FOREWORD
"Better to write something now than everything never."
- Sir Iain Moncreiffe
In the late 1950's, Van Zandt Beall of Fort Worth gave to his niece, my
wife Lucile Beall McLean, his small file of correspondence on, and pencil
sketches of, his Beall family tree. Among his correspondents was Nancy Harrison
Beall Williams of El Paso, who earlier had taken an interest in Beall genealogy.
Conclusions of the two cousins, although lacking documentary proof, were
substantially correct, except for one ancestral generation based upon published
sources subsequently refuted.
Sir Iain Moncreiffe's maxim, prompted by unfinished and unpublished material
wasted with death and time, plus extinct names among my wife's and my families
that could be identified by our generation or "never," led to my genealogical
research and this book.
From the 1640's in Scotland to 1914 in Fort Worth, Texas, only two wills
were found executed by male members of this Beall line, those in 1742 and
1744 in Maryland.
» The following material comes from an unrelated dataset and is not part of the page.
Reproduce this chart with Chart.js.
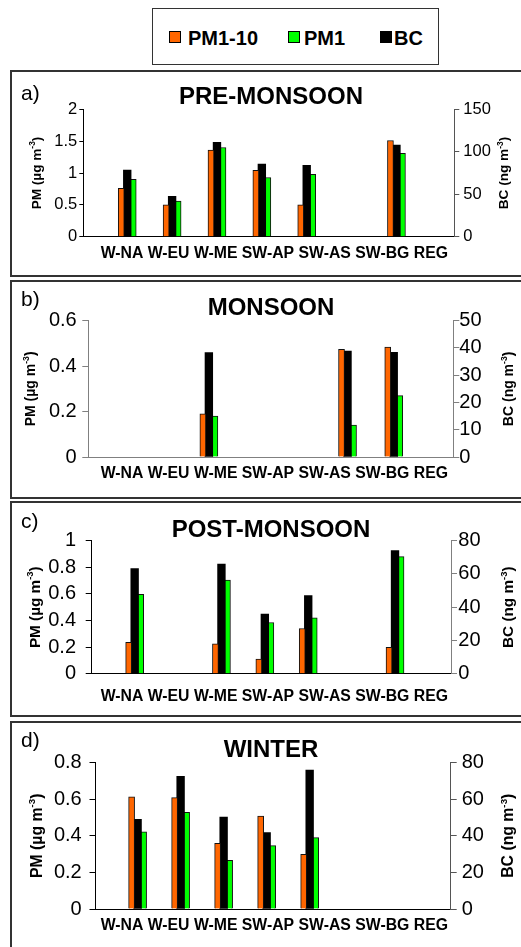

Property was otherwise disposed of by gift to children
as a custom, or by necessity, as this Beall family was ever at the forefront
of the western movement in advance of local document recording offices. That,
added to the typical loss of records over the years by fire or lack of care,
required proof of descent by secondary, often circumstantial evidence, producing
a vast number of references and a text too detailed and technical. For that
and the inevitable errors and omissions, I apologize.